Error locking on node golan2: Internal lvm error, check syslog
Failed to activate new LV.

This is what the lvscan looks like:

inactive '/dev/vgsep/lvol0' [1.00 GB] inherit
inactive '/dev/vgsep/lvol1' [1.00 GB] inherit
ACTIVE '/dev/vgsch/lvol0' [1.00 GB] inherit
ACTIVE '/dev/vgssr/lvol0' [1.00 GB] inherit
ACTIVE '/dev/vg00/vg00' [4.00 GB] inherit
ACTIVE '/dev/vg00/lvol4' [1.00 GB] inherit
ACTIVE '/dev/vg00/lvol3' [4.00 GB] inherit
ACTIVE '/dev/vg00/lvol5' [4.00 GB] inherit
ACTIVE '/dev/vg00/lv02' [8.00 GB] inherit

If I boot the logical volumes are marked ACTIVE and all is well.

The issue is I'm trying to help with quality control on a script that creates
the partitions, volume groups and logical volumes. We dont want to reboot
because the script loses control. Yes we could script it to finish after boot
but thats disruptive.

How do I kick the kernel in the can and get it to accept the update?

What I've tried:
pvscan
re-running fdisk

SEP

 Device files are not created in /dev/mapper

I want to force that process.

fdisk warned.

WARNING: Re-reading the partition table failed with error 16: Device or resource
busy.
The kernel still uses the old table.
The new table will be used at the next reboot.

partprobe did not help.

...
The error from fdisk can be avoided by not mounting anything on the shared
storage until completion of fdisk. This apparently triggers the bug.
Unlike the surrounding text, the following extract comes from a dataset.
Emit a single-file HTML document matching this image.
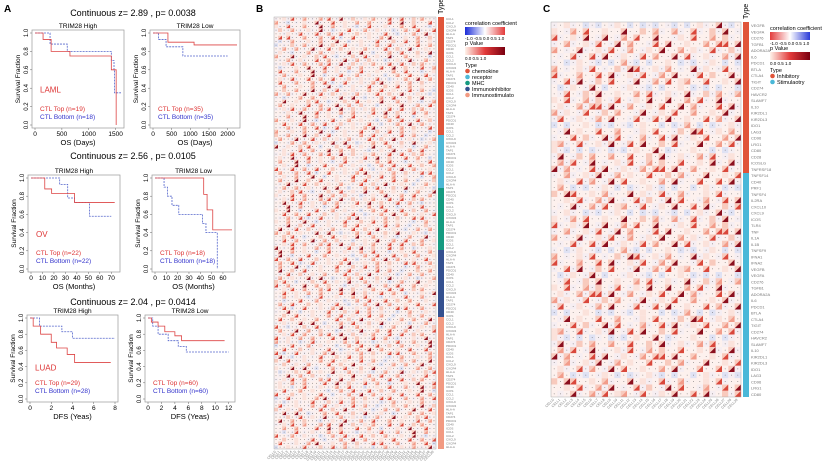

Once the bug has occurred the kernel can't lock the lvm and we're pretty much done.

Testing the following plan.

Complete all fdisk work, which totally breaks the script I'm doing Q&A on and
then see how well partitioning works after that.

Have confirmed the problem does not occur under non-lvm.

////
This is clearly an lvm/clvmd issue.

If you do parted/fdisk work all at once instead of sequentially like the script
does it works out nicely.

Once you trigger a failed kernel read of the partition table you are done.

This being a clustered installation we can't just upgrade the kernel because
this has been proven to destroy clustering functionality, especially on DL380
servers.

I see no patches available either.


Comment 2 Alasdair Kergon 2006-11-01 18:47:17 UTC
Unfortunately the kernel cannot handle changes to partition tables while
partitions are in use - you have to reboot.

If you're creating everything at once, you can add 'lvchange -an' after the
lvcreate steps to deactivate the logical volumes so they are not in use when the
next partition is created.

Workarounds might be: just have one big partition and use LVM to divide it into
LVs; investigate a temporary use of 'kpartx' (in the device-mapper-multipath)
until the next reboot.

Comment 3 Alasdair Kergon 2010-05-14 22:32:12 UTC
I hope you found a suitable workaround, but - years later - there still seems little appetite for fixing this in the upstream kernel.  It won't now get fixed in RHEL4, anyway, as a change like this would have to be accepted upstream first, so I'll close this.